Barca's footballing philosophy of playing obsessively and compulsively possessive football combined with coach Pep Guardiola's policy of making his Dream Team work hard to chase every ball after they have lost made it a perfect mix of poetry and prose. Steel and silk.

Indeed, Barcelona might have won the Champions League final against Manchester United in Rome teaching the Premier League giants - and English football - that bullish bulldozing and 40-yard screamers are not the only components of the beautiful game, but it was Sir Alex Ferguson's side who made the better start and could have easily gone 2-0 up inside the first 10 minutes had Cristiano Ronaldo not gone for a doomed solo performance in what was eventually his last match for the Red Devils and Park Ji-Sung not missed a five-yard sitter.

Will Carles Be Able To Stop Cacau And Co?

This season as most observers would admit, Barcelona haven't looked as potent upfront as they had last season. 64 goals in La Liga are great but not when Madrid have scored seven more while in the Champions League, they have netted just eight times in seven matches.
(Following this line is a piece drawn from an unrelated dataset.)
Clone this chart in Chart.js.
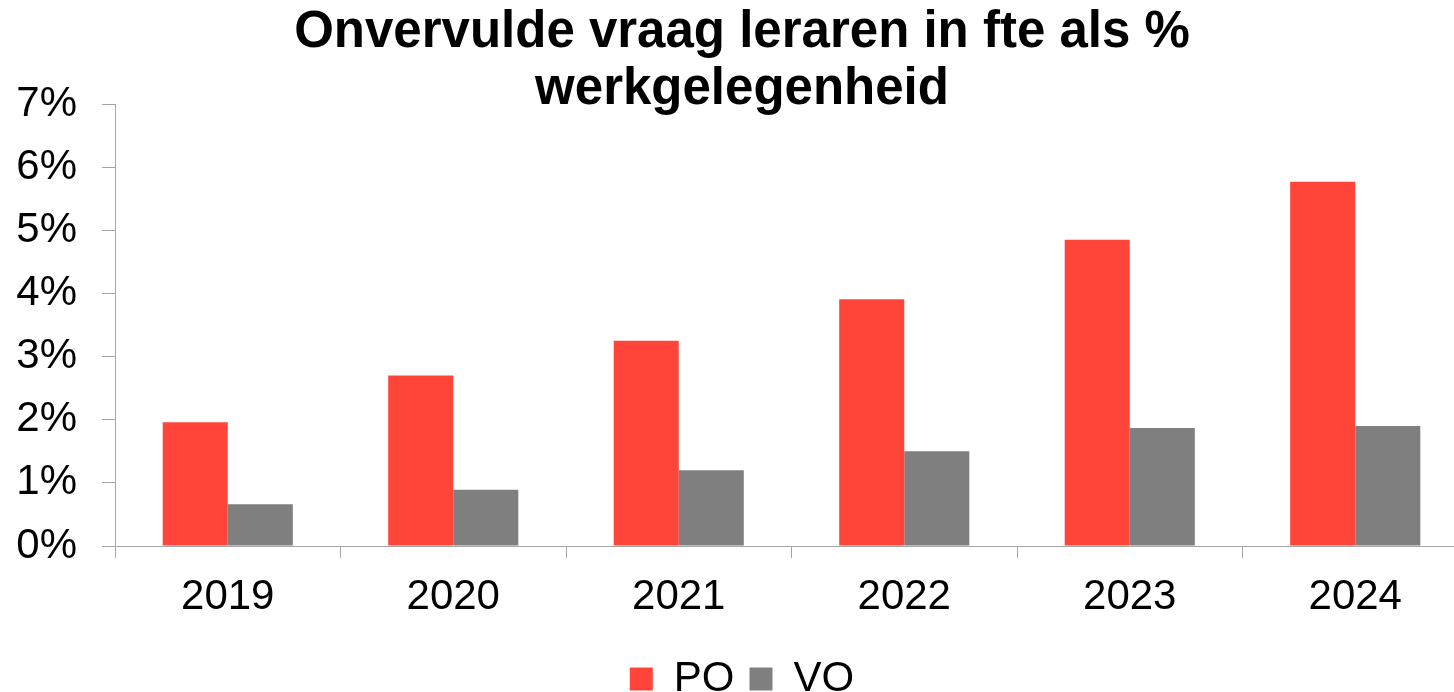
<!DOCTYPE html>
<html>
<head>
<meta charset="utf-8">
<script src="https://cdn.jsdelivr.net/npm/chart.js@4"></script>
<style>
    html, body { margin: 0; padding: 0; background: #fff; overflow: hidden; }
    #wrap { position: absolute; left: 0; top: 0; width: 1480px; height: 710px; }
</style>
</head>
<body>
<div id="wrap"><canvas id="chart" width="1480" height="710"></canvas></div>
<script>
"use strict";

// data
const years = ['2019', '2020', '2021', '2022', '2023', '2024'];
const poValues = [1.96, 2.70, 3.25, 3.91, 4.85, 5.77];
const voValues = [0.66, 0.89, 1.20, 1.50, 1.87, 1.90];
const titleLines = ['Onvervulde vraag leraren in fte als %', 'werkgelegenheid'];

const FONT = "'Liberation Sans', Arial, sans-serif";
const AXIS_COLOR = '#a6a6a6';

Chart.defaults.font.family = FONT;
Chart.defaults.color = '#000';

const config = {
    type: 'bar',
    data: {
        labels: years,
        datasets: [{
            label: 'PO',
            data: poValues,
            backgroundColor: '#ff453a',
            borderWidth: 0
        }, {
            label: 'VO',
            data: voValues,
            backgroundColor: '#7f7f7f',
            borderWidth: 0
        }]
    },
    options: {
        responsive: false,
        animation: false,
        devicePixelRatio: 1,
        categoryPercentage: 0.577,
        barPercentage: 1,
        layout: {
            padding: { left: 16, right: 12, top: 0, bottom: 0 }
        },
        plugins: {
            title: {
                display: true,
                text: titleLines,
                font: { size: 51, weight: 'bold', lineHeight: 1.118 },
                color: '#000',
                padding: { top: 4, bottom: -14 }
            },
            legend: {
                position: 'bottom',
                labels: {
                    boxWidth: 23,
                    boxHeight: 23,
                    padding: 15,
                    font: { size: 42 }
                }
            },
            tooltip: { enabled: false }
        },
        scales: {
            y: {
                min: 0,
                max: 7,
                afterFit: (scale) => { scale.width = 99; },
                ticks: {
                    stepSize: 1,
                    padding: 25,
                    font: { size: 42 },
                    callback: (v) => v + '%'
                },
                grid: {
                    drawOnChartArea: false,
                    drawTicks: true,
                    tickLength: 13,
                    color: AXIS_COLOR
                },
                border: { color: AXIS_COLOR, width: 1 }
            },
            x: {
                afterFit: (scale) => { scale.height = 97; },
                ticks: {
                    padding: 13.8,
                    font: { size: 42 }
                },
                grid: {
                    drawOnChartArea: false,
                    drawTicks: true,
                    tickLength: 12,
                    color: AXIS_COLOR
                },
                border: { color: AXIS_COLOR, width: 1 }
            }
        }
    }
};

new Chart(document.getElementById('chart'), config);
</script>
</body>
</html>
Their attack remains the best and the most galactically feared - and more consistent and, to a reasonable degree, more reliable - but their midfield hasn't always performed.

Xavi and Andres Iniesta haven't looked like last year's version and they have appeared a bit tired too, Thierry Henry has gone off the boil and has performed intermittently, Barca's attacks down the left have looked slow, Bojan Krkic hasn't progressed as expected and Zlatan Ibrahimovic's goals seem to have dried up. True, Messi has performed consistently and has bailed his team out on numerous occasions and still remains the best and most talented footballer on the planet, but relying too much on their frontline might prove to be detrimental for the Catalans.

Which is why Pep Guardiola would have to take care that Barcelona's defensive unit stays alert against Stuttgart on Wednesday evening at the Camp Nou. Pinocchio might have been saved and rescued by the Blue Fairy but Barcelona must learn on their own. Stuttgart have improved radically since Christian Gross took over and are ninth in the German Bundesliga with 35 points from 26 matches. The Germans are organised in their defence and have a good team balance as they exhibited in the first leg. Indeed, Die Schwaben would still be kicking themselves for not killing off the match in the first half of the first leg itself.

The away goal for Barcelona puts the Blaugrana fimly in the driving seat and indeed anything other than a Barcelona win will come as a huge surprise. Last season at a similar stage Barca drew 1-1 with Lyon away and crushed them 5-2 at home in the return leg.

But relying on the attack to bail out the defence is one thing, over-relying on the attack to bail out the defence is quite another. If the Germans get an early goal, then they do have the capability of shutting out Barca; and then there would be blackout in Catalunya.

Just as there was a 'Whiteout' in Madrid last week.